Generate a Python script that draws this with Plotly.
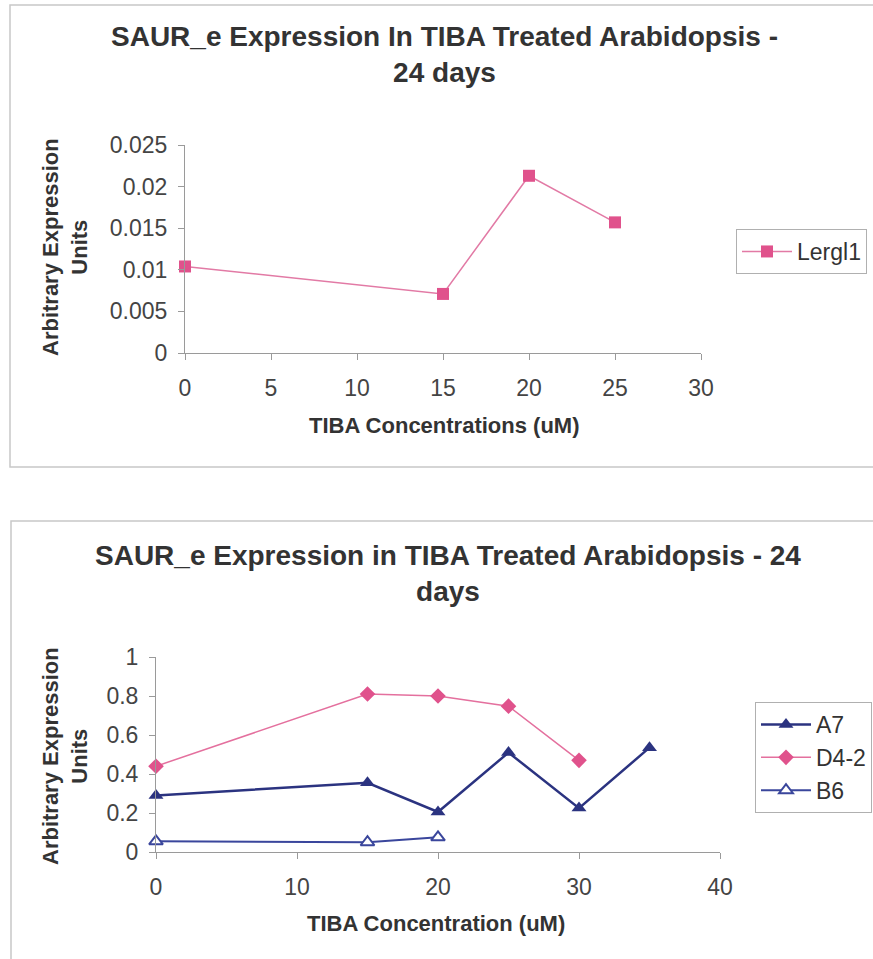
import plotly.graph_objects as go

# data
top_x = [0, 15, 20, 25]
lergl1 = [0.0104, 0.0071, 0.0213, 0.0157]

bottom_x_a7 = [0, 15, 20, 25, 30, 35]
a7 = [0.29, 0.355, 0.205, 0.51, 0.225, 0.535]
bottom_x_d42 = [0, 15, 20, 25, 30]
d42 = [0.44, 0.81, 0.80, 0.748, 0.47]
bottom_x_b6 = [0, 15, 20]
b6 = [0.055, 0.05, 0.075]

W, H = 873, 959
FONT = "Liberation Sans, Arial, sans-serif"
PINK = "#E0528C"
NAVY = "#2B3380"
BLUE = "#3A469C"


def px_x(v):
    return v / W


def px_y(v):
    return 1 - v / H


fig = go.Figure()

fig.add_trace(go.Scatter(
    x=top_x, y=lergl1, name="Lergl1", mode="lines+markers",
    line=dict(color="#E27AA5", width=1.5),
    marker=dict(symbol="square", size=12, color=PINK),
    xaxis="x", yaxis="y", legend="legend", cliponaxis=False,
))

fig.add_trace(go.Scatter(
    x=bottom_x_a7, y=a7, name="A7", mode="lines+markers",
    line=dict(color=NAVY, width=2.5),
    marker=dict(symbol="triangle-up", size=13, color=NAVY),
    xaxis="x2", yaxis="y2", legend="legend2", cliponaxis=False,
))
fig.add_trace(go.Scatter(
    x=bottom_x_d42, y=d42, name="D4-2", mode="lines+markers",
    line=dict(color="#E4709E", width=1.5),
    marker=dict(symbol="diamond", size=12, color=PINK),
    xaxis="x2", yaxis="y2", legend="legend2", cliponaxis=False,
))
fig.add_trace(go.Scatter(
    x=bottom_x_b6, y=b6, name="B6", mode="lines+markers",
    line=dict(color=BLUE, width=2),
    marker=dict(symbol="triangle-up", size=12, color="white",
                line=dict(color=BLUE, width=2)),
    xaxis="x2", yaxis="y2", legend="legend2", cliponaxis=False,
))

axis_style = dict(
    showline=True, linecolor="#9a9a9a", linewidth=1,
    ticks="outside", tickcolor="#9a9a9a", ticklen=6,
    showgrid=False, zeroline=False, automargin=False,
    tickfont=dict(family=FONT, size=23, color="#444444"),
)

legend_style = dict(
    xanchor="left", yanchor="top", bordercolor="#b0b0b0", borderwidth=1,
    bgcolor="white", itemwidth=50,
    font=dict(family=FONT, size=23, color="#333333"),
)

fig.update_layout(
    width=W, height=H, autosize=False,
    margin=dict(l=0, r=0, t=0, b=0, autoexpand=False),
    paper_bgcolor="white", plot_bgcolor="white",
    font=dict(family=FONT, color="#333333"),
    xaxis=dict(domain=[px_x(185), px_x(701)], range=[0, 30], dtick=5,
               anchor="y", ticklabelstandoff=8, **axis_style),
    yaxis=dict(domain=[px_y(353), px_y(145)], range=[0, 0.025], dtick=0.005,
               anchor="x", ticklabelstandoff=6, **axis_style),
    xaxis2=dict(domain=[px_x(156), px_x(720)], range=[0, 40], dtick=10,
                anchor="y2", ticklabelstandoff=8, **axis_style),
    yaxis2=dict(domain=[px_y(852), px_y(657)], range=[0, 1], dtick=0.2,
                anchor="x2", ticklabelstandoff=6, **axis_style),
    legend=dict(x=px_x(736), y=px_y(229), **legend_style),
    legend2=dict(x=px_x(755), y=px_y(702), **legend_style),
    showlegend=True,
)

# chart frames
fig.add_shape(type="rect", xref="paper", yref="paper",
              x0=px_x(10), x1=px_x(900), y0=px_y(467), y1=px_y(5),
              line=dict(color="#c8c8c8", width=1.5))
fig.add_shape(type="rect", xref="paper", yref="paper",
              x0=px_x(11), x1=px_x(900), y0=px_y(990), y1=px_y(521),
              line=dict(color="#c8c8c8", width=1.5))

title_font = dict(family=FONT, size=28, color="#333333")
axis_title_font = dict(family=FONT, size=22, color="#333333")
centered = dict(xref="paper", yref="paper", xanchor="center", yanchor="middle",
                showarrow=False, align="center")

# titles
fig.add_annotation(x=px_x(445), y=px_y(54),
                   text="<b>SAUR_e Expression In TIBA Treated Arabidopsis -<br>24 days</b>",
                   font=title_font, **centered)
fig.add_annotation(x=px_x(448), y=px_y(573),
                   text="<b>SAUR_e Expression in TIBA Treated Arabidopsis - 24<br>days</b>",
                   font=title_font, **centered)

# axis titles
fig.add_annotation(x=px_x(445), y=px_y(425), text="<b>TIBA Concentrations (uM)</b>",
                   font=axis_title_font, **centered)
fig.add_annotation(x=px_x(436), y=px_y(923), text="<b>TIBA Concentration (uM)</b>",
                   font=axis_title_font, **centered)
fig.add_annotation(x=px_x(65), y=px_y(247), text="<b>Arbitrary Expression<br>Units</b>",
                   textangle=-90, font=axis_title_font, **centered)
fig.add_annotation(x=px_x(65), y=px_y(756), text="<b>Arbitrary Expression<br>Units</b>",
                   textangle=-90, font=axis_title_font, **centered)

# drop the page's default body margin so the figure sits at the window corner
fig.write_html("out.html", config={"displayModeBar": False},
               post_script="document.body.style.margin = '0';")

◆ **WHAT YOU SHOULD DO**:
Set down again, exactly, the lines of the material above from its first line to the one with "fig = go.Figure()", inclusive. Leave the pictures out.

◆ **THE RESPONSE**:
Generate a Python script that draws this with Plotly.
import plotly.graph_objects as go

# data
top_x = [0, 15, 20, 25]
lergl1 = [0.0104, 0.0071, 0.0213, 0.0157]

bottom_x_a7 = [0, 15, 20, 25, 30, 35]
a7 = [0.29, 0.355, 0.205, 0.51, 0.225, 0.535]
bottom_x_d42 = [0, 15, 20, 25, 30]
d42 = [0.44, 0.81, 0.80, 0.748, 0.47]
bottom_x_b6 = [0, 15, 20]
b6 = [0.055, 0.05, 0.075]

W, H = 873, 959
FONT = "Liberation Sans, Arial, sans-serif"
PINK = "#E0528C"
NAVY = "#2B3380"
BLUE = "#3A469C"


def px_x(v):
    return v / W


def px_y(v):
    return 1 - v / H


fig = go.Figure()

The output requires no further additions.